The air under the car and down the tunnel is quite turbelent. Side exit vents do appear to be the best solution, preferable quite large ones. As mentioned previously this also lowers the under bonnet temps quite significantly.

I guess my car is quite a good example as I have an intercooler covering most of the front of the radiator. I use a small Polo rad and an oil cooler behind that for my Rotrex supercharger oil. I use a Sierra oil/water cooler as well so my coolant is doing quite a lot of work!

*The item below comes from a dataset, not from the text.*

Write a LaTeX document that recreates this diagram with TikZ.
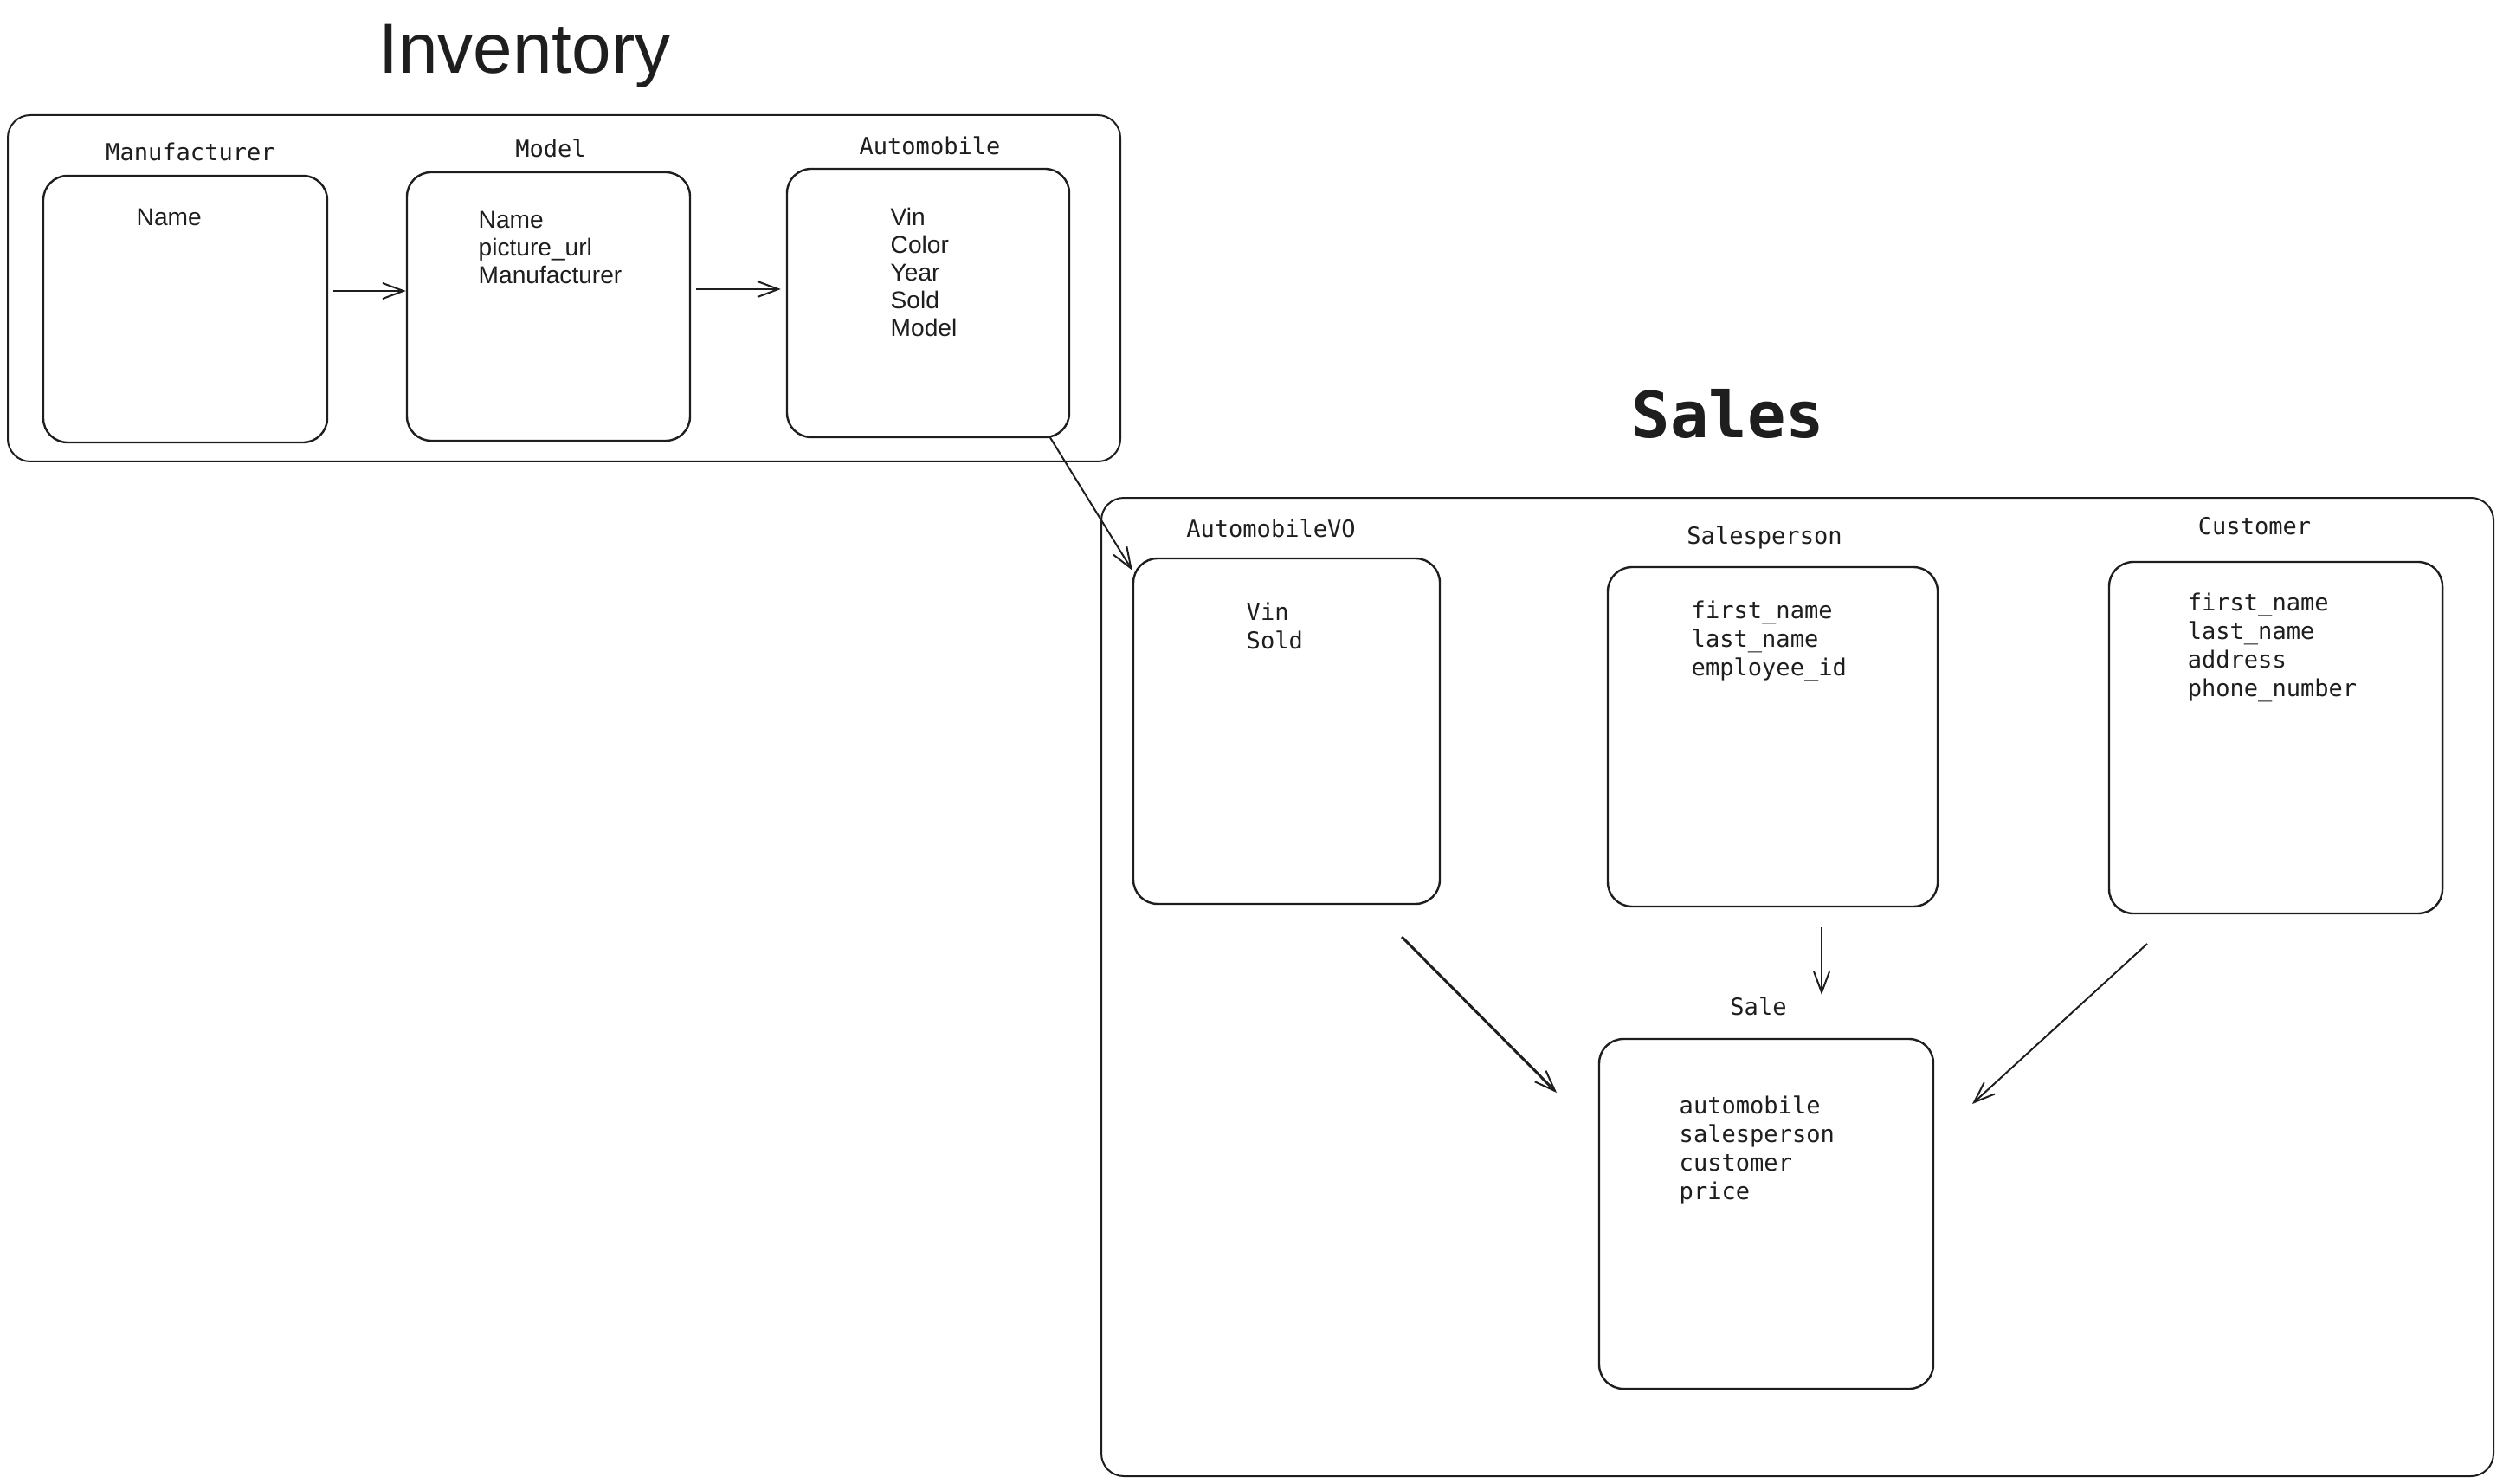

So far no issues with cooling my engine on road and track.

[Edited on 30-5-09 by bimbleuk]


C10CoryM - 30/5/09 at 09:09 PM

bimbleuk has the right idea.
Radiator exhaust is more important than intake. You need to have a lower pressure area behind the rad. Sealing the radiator so that all air has to pass through the core is also VERY important.

Your grille is not the problem.


MautoK - 30/5/09 at 09:31 PM

C10CoryM:
Sounds as if you've found out the hard way!
My situation is possibly not helped by having foam rubber strip effectively sealing the trailing edge of the bonnet to the scuttle.
I feel a run with the bonnet off beckoning...!
John.

quote:
Originally posted by C10CoryM
bimbleuk has the right idea.
Radiator exhaust is more important than intake. You need to have a lower pressure area behind the rad. Sealing the radiator so that all air has to pass through the core is also VERY important.

Your grille is not the problem.


rusty nuts - 31/5/09 at 07:40 AM

John , I put the vent holes in place as a precaution but did notice a large drop on the temperature gauge after doing so.